Currently I am Head of Learning Research and Resources at the Science Museum and work with the Museum Leadership, Development and Project teams to maximise Learning's input across the public offer ensuring that audience needs are addressed and learning programmes are properly integrated and delivered. I work with a range of academic partners, including King's College, London; University College, London and Sheffield Hallam, on large-scale learning projects like the Enterprising Science Programme.
I have played a pivotal role in some of the Science Museum's most exciting and innovative projects including the Wellcome Wing's 'In Future' exhibition (a multi-user computer game) and the development and delivery of the Dana Centre, known for its experimental adult programming based around contemporary science dialogue and debate.

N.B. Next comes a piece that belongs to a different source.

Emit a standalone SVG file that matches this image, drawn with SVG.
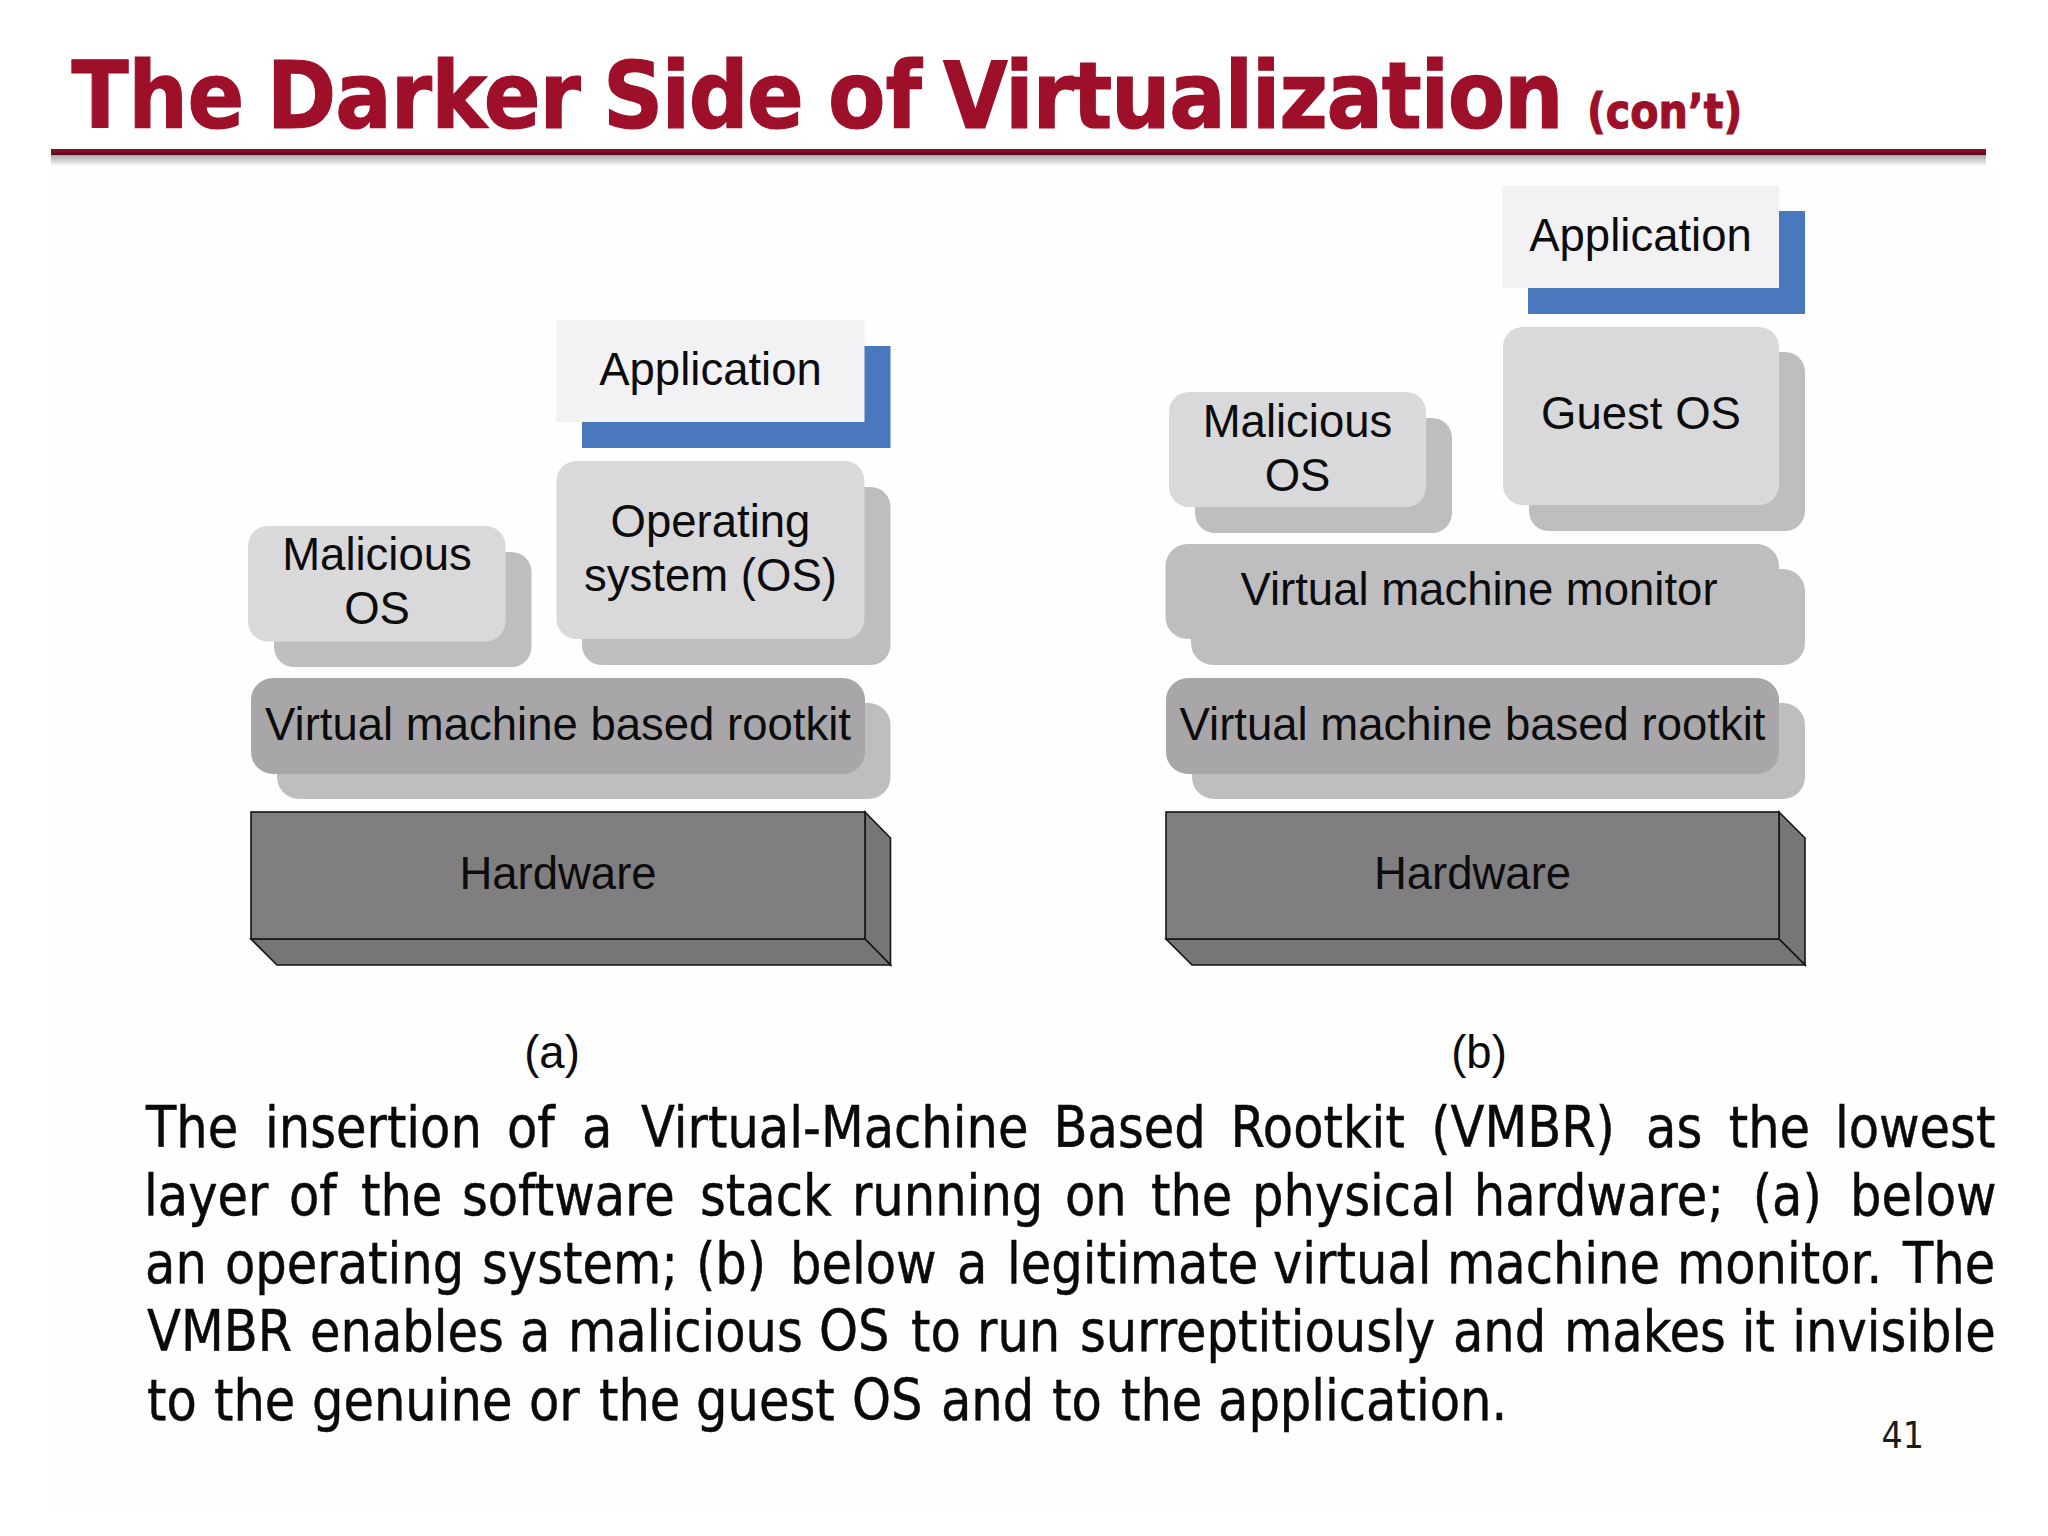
<svg xmlns="http://www.w3.org/2000/svg" width="2048" height="1536" viewBox="0 0 2048 1536">
<defs>
<linearGradient id="rule" x1="0" y1="0" x2="0" y2="1"><stop offset="0" stop-color="#8c0f26"/><stop offset="0.6" stop-color="#740c20"/><stop offset="1" stop-color="#560714"/></linearGradient>
<linearGradient id="ruleShadow" x1="0" y1="0" x2="0" y2="1"><stop offset="0" stop-color="#a8a8a8"/><stop offset="1" stop-color="#fefefe"/></linearGradient>
</defs>
<style>
.t{font-family:"DejaVu Sans","Liberation Sans",sans-serif;font-weight:700;fill:#9e0f29;stroke:#9e0f29;stroke-width:1.2}
.b{font-family:"DejaVu Sans","Liberation Sans",sans-serif;font-size:57px;fill:#0a0a0a;stroke:#0a0a0a;stroke-width:0.5}
.l{font-family:"Liberation Sans",Arial,sans-serif;font-size:45.500px;fill:#0c0c0c;text-anchor:middle}
.app{fill:#f2f1f4}.blue{fill:#4a78bd}.light{fill:#d9d8db}.sh{fill:#bebdc0}.mid{fill:#a8a6a9}
.hf{fill:#807e81;stroke:#151515;stroke-width:1.6}.hs{fill:#777578;stroke:#151515;stroke-width:1.6;stroke-linejoin:miter}
</style>
<rect width="2048" height="1536" fill="#fff"/>
<rect x="48" y="170" width="1950" height="1340" fill="#fefefe"/>
<g id="title">
<text class="t" font-size="92" y="128" transform="scale(0.91,1)"><tspan x="78.500" letter-spacing="-0.400">The</tspan> <tspan x="293" letter-spacing="-1">Darker</tspan> <tspan x="662.600" letter-spacing="-1.800">Side</tspan> <tspan x="910">of</tspan> <tspan x="1036.300" letter-spacing="-1.450">Virtualization</tspan></text>
<text class="t" font-size="48" x="1845.300" y="128" transform="scale(0.86,1)">(con’t)</text>
<rect x="51" y="155" width="1935" height="11" fill="url(#ruleShadow)"/>
<rect x="51" y="149" width="1935" height="6" fill="url(#rule)"/>
</g>

<g id="a-application"><rect class="blue" x="582" y="346" width="308.500" height="102"/><rect class="app" x="556.500" y="320" width="308" height="102"/><text class="l" x="710.500" y="385">Application</text></g>
<g id="a-os"><rect class="sh" x="582" y="487" width="308.500" height="178" rx="20"/><rect class="light" x="556.500" y="461" width="308" height="178" rx="20"/><text class="l" x="710.500" y="537">Operating</text><text class="l" x="710.500" y="591">system (OS)</text></g>
<g id="a-malicious"><rect class="sh" x="274" y="552" width="257.500" height="115" rx="20"/><rect class="light" x="248" y="526" width="257.500" height="115.500" rx="20"/><text class="l" x="377" y="570">Malicious</text><text class="l" x="377" y="624">OS</text></g>
<g id="a-rootkit"><rect class="sh" x="277" y="703" width="613.500" height="96" rx="22"/><rect class="mid" x="251" y="678" width="614" height="96" rx="22"/><text class="l" x="558" y="740">Virtual machine based rootkit</text></g>
<g id="a-hardware"><polygon class="hs" points="865,812 890.500,838 890.500,965 865,939"/><polygon class="hs" points="251,939 865,939 890.500,965 277,965"/><rect class="hf" x="251" y="812" width="614" height="127"/><text class="l" x="558" y="889">Hardware</text></g>
<g id="a-caption"><text class="l" x="552" y="1068">(a)</text></g>

<g id="b-application"><rect class="blue" x="1528" y="211" width="277" height="103"/><rect class="app" x="1502.500" y="186" width="276.500" height="102"/><text class="l" x="1640.500" y="251">Application</text></g>
<g id="b-guest"><rect class="sh" x="1529" y="352" width="276" height="179" rx="20"/><rect class="light" x="1503" y="327" width="276" height="178" rx="20"/><text class="l" x="1641" y="429">Guest OS</text></g>
<g id="b-malicious"><rect class="sh" x="1195" y="418" width="257" height="115" rx="20"/><rect class="light" x="1169" y="392" width="257" height="115" rx="20"/><text class="l" x="1297.500" y="437">Malicious</text><text class="l" x="1297.500" y="491">OS</text></g>
<g id="b-vmm"><rect class="sh" x="1191" y="569" width="614" height="96" rx="22"/><rect class="sh" x="1165.500" y="544" width="613.500" height="95" rx="22"/><text class="l" x="1479" y="605">Virtual machine monitor</text></g>
<g id="b-rootkit"><rect class="sh" x="1192" y="703" width="613" height="96" rx="22"/><rect class="mid" x="1166" y="678" width="613" height="96" rx="22"/><text class="l" x="1472.500" y="740">Virtual machine based rootkit</text></g>
<g id="b-hardware"><polygon class="hs" points="1779,812 1805,838 1805,965 1779,939"/><polygon class="hs" points="1166,939 1779,939 1805,965 1192,965"/><rect class="hf" x="1166" y="812" width="613" height="127"/><text class="l" x="1472.500" y="889">Hardware</text></g>
<g id="b-caption"><text class="l" x="1479" y="1068">(b)</text></g>

<g id="body">
<text class="b" y="1147" transform="scale(0.87,1)"><tspan x="167.800">The</tspan> <tspan x="304.600">insertion</tspan> <tspan x="582.800">of</tspan> <tspan x="669">a</tspan> <tspan x="736.800">Virtual-Machine</tspan> <tspan x="1211">Based</tspan> <tspan x="1414.500">Rootkit</tspan> <tspan x="1645">(VMBR)</tspan> <tspan x="1892">as</tspan> <tspan x="1987">the</tspan> <tspan x="2109.100">lowest</tspan></text>
<text class="b" y="1215" transform="scale(0.87,1)"><tspan x="165.500">layer</tspan> <tspan x="332.200">of</tspan> <tspan x="414.900">the</tspan> <tspan x="531">software</tspan> <tspan x="804.600">stack</tspan> <tspan x="979.300">running</tspan> <tspan x="1224.100">on</tspan> <tspan x="1323">the</tspan> <tspan x="1439.100">physical</tspan> <tspan x="1694">hardware;</tspan> <tspan x="2014.600">(a)</tspan> <tspan x="2126.400">below</tspan></text>
<text class="b" y="1283" transform="scale(0.87,1)"><tspan x="166.700">an</tspan> <tspan x="258.600">operating</tspan> <tspan x="554">system;</tspan> <tspan x="800">(b)</tspan> <tspan x="908">below</tspan> <tspan x="1100">a</tspan> <tspan x="1157.500">legitimate</tspan> <tspan x="1463.200">virtual</tspan> <tspan x="1663.200">machine</tspan> <tspan x="1927.600">monitor.</tspan> <tspan x="2187.300">The</tspan></text>
<text class="b" y="1351.500" transform="scale(0.87,1)"><tspan x="169">VMBR</tspan> <tspan x="356.300">enables</tspan> <tspan x="597.700">a</tspan> <tspan x="652.900">malicious</tspan> <tspan x="941.400">OS</tspan> <tspan x="1047.100">to</tspan> <tspan x="1123">run</tspan> <tspan x="1241.400">surreptitiously</tspan> <tspan x="1670.100">and</tspan> <tspan x="1797.700">makes</tspan> <tspan x="2002">it</tspan> <tspan x="2060">invisible</tspan></text>
<text class="b" y="1420" transform="scale(0.87,1)"><tspan x="169">to</tspan> <tspan x="246">the</tspan> <tspan x="358.600">genuine</tspan> <tspan x="608">or</tspan> <tspan x="688.500">the</tspan> <tspan x="800">guest</tspan> <tspan x="979.300">OS</tspan> <tspan x="1081.600">and</tspan> <tspan x="1209.200">to</tspan> <tspan x="1288.500">the</tspan> <tspan x="1400">application.</tspan></text>
</g>
<g id="page"><text font-family="DejaVu Sans, sans-serif" font-size="38" fill="#1c1c1c" x="2138" y="1448" transform="scale(0.88,1)">41</text></g>
</svg>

I am a chemist by background and was the first School Teacher Fellow at the Royal Society of Chemistry, responsible for identifying, testing/evaluating and writing chemical problem-solving/egg race experiments for inclusion in the RSC's publication 'In Search of Solutions'. A long time ago I was a secondary science teacher.
What I bring
Experience of working with a range of academic partners on large-scale national projects and putting research into practice.
Sharing of information e.g. evaluation and research findings gained from the Enterprising Science Programme and our participatory work with new audiences.
Experience of training teachers, science communicators, scientists, museum educators and curators in informal science learning approaches and practices; that includes audience awareness training and applying the principles of Science Capital to shape learning programmes, live events and inform interpretation for exhibitions.
Science and Discovery Centres play a huge part in engaging and inspiring audiences with science. But how do we encourage more people to see the science centre/museum as a resource not just a destination? How do we effectively engage those who are hard-to-reach that isn't just another project? What influence can school, home and out-of-school experiences make on young people's science learning and how can we support more joined-up linkages? What of digital participation? How we measure our impact has proved elusive to date, but in our gut we know that what we do is right because we see it in the faces of the people who visit us and we hear it in their conversations. By gaining a better understanding of how we do it and developing a framework that supports science learning/engagement consistently and more effectively, we can benefit ALL - visitors, non-visitors, staff and the sector.
As a passionate and diverse membership that delivers on science engagement our strengths lie in:
Continuing to apply and share best practice
Continuing to be reflective about our practice and encouraging our staff to do the same
Scaling up what we know works and seeking unusual collaborations/partnerships
Looking to learnings from outside our sector
Attracting new and diverse audiences into our institutions - visitors and staff - and in doing so enriching everyone's experience
Coming up with the research questions we would like answered as a network and capturing that evidence across the network in order to gain new insights to feed into our practice.
Speaking loudly with one voice on the things that matter.